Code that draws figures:

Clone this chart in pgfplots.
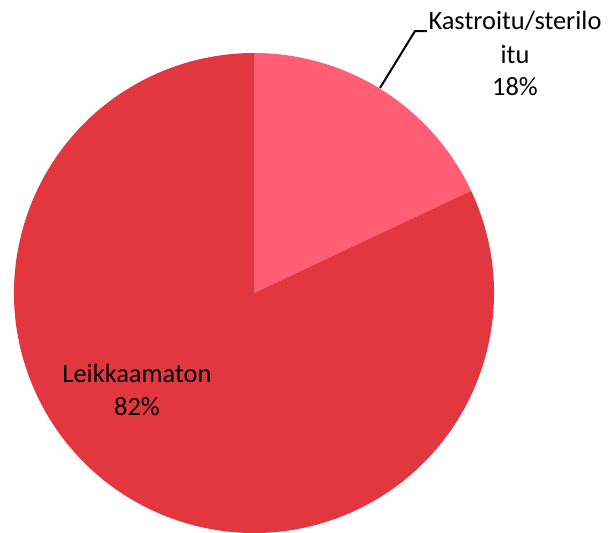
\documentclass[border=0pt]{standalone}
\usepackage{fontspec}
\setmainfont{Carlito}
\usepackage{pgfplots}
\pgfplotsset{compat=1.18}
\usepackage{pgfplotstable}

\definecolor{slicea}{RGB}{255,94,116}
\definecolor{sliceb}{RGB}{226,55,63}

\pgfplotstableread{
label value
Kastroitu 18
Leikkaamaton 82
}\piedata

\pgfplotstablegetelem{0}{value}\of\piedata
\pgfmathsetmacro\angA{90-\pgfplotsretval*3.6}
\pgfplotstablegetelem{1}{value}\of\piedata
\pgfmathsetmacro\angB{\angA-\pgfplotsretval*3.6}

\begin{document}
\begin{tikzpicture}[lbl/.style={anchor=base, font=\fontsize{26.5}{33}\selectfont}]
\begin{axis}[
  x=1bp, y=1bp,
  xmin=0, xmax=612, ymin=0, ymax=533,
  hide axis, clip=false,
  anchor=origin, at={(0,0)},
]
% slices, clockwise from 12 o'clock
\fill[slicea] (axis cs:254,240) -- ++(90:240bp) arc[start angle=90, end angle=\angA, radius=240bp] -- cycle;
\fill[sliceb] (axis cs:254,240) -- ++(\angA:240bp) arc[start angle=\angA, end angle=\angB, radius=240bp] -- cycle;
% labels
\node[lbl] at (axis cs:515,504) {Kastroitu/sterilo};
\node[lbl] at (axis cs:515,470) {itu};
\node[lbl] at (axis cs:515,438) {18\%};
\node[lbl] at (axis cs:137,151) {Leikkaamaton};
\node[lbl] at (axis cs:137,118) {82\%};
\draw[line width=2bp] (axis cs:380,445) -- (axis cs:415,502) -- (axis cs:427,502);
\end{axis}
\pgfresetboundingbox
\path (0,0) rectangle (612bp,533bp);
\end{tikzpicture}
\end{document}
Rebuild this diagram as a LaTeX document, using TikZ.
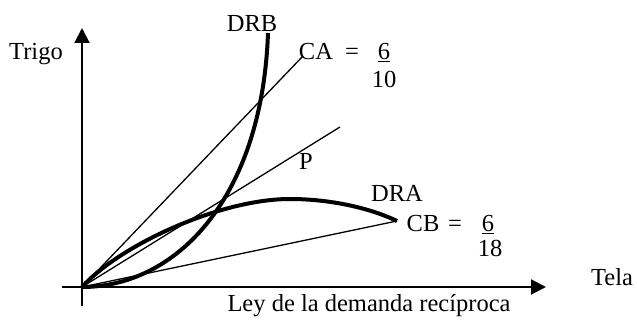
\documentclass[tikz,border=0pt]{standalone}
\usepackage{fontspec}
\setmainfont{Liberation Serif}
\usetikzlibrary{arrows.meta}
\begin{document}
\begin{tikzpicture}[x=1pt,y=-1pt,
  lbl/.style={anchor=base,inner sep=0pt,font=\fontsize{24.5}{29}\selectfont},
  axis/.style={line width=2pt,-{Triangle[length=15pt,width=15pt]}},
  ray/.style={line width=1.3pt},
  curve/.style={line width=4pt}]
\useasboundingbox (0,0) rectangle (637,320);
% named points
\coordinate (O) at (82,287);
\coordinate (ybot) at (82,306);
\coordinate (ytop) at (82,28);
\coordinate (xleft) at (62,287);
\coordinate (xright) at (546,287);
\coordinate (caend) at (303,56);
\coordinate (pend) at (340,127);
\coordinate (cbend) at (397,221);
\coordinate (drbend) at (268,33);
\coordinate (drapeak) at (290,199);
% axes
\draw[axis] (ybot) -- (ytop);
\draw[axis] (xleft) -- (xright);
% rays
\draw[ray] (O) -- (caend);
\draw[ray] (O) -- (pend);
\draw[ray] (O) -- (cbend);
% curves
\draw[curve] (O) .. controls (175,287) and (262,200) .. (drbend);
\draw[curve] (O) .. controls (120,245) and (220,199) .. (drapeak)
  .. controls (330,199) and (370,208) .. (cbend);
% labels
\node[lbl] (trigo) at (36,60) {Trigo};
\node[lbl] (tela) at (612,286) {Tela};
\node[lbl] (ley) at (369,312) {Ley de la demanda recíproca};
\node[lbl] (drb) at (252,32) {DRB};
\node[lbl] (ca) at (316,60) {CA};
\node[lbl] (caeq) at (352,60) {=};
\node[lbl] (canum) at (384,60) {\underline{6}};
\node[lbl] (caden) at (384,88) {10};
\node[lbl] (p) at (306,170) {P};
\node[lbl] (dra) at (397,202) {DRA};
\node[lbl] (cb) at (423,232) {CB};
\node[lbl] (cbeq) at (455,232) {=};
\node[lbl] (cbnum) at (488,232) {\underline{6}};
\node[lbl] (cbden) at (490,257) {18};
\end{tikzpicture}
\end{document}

WHAT YOU WILL DO: Write the records out again in full, exactly, and skip every picture.

RESPONSE FOR THIS EXERCISE:
Clone this chart in pgfplots.
\documentclass[border=0pt]{standalone}
\usepackage{fontspec}
\setmainfont{Carlito}
\usepackage{pgfplots}
\pgfplotsset{compat=1.18}
\usepackage{pgfplotstable}

\definecolor{slicea}{RGB}{255,94,116}
\definecolor{sliceb}{RGB}{226,55,63}

\pgfplotstableread{
label value
Kastroitu 18
Leikkaamaton 82
}\piedata

\pgfplotstablegetelem{0}{value}\of\piedata
\pgfmathsetmacro\angA{90-\pgfplotsretval*3.6}
\pgfplotstablegetelem{1}{value}\of\piedata
\pgfmathsetmacro\angB{\angA-\pgfplotsretval*3.6}

\begin{document}
\begin{tikzpicture}[lbl/.style={anchor=base, font=\fontsize{26.5}{33}\selectfont}]
\begin{axis}[
  x=1bp, y=1bp,
  xmin=0, xmax=612, ymin=0, ymax=533,
  hide axis, clip=false,
  anchor=origin, at={(0,0)},
]
% slices, clockwise from 12 o'clock
\fill[slicea] (axis cs:254,240) -- ++(90:240bp) arc[start angle=90, end angle=\angA, radius=240bp] -- cycle;
\fill[sliceb] (axis cs:254,240) -- ++(\angA:240bp) arc[start angle=\angA, end angle=\angB, radius=240bp] -- cycle;
% labels
\node[lbl] at (axis cs:515,504) {Kastroitu/sterilo};
\node[lbl] at (axis cs:515,470) {itu};
\node[lbl] at (axis cs:515,438) {18\%};
\node[lbl] at (axis cs:137,151) {Leikkaamaton};
\node[lbl] at (axis cs:137,118) {82\%};
\draw[line width=2bp] (axis cs:380,445) -- (axis cs:415,502) -- (axis cs:427,502);
\end{axis}
\pgfresetboundingbox
\path (0,0) rectangle (612bp,533bp);
\end{tikzpicture}
\end{document}
Rebuild this diagram as a LaTeX document, using TikZ.
\documentclass[tikz,border=0pt]{standalone}
\usepackage{fontspec}
\setmainfont{Liberation Serif}
\usetikzlibrary{arrows.meta}
\begin{document}
\begin{tikzpicture}[x=1pt,y=-1pt,
  lbl/.style={anchor=base,inner sep=0pt,font=\fontsize{24.5}{29}\selectfont},
  axis/.style={line width=2pt,-{Triangle[length=15pt,width=15pt]}},
  ray/.style={line width=1.3pt},
  curve/.style={line width=4pt}]
\useasboundingbox (0,0) rectangle (637,320);
% named points
\coordinate (O) at (82,287);
\coordinate (ybot) at (82,306);
\coordinate (ytop) at (82,28);
\coordinate (xleft) at (62,287);
\coordinate (xright) at (546,287);
\coordinate (caend) at (303,56);
\coordinate (pend) at (340,127);
\coordinate (cbend) at (397,221);
\coordinate (drbend) at (268,33);
\coordinate (drapeak) at (290,199);
% axes
\draw[axis] (ybot) -- (ytop);
\draw[axis] (xleft) -- (xright);
% rays
\draw[ray] (O) -- (caend);
\draw[ray] (O) -- (pend);
\draw[ray] (O) -- (cbend);
% curves
\draw[curve] (O) .. controls (175,287) and (262,200) .. (drbend);
\draw[curve] (O) .. controls (120,245) and (220,199) .. (drapeak)
  .. controls (330,199) and (370,208) .. (cbend);
% labels
\node[lbl] (trigo) at (36,60) {Trigo};
\node[lbl] (tela) at (612,286) {Tela};
\node[lbl] (ley) at (369,312) {Ley de la demanda recíproca};
\node[lbl] (drb) at (252,32) {DRB};
\node[lbl] (ca) at (316,60) {CA};
\node[lbl] (caeq) at (352,60) {=};
\node[lbl] (canum) at (384,60) {\underline{6}};
\node[lbl] (caden) at (384,88) {10};
\node[lbl] (p) at (306,170) {P};
\node[lbl] (dra) at (397,202) {DRA};
\node[lbl] (cb) at (423,232) {CB};
\node[lbl] (cbeq) at (455,232) {=};
\node[lbl] (cbnum) at (488,232) {\underline{6}};
\node[lbl] (cbden) at (490,257) {18};
\end{tikzpicture}
\end{document}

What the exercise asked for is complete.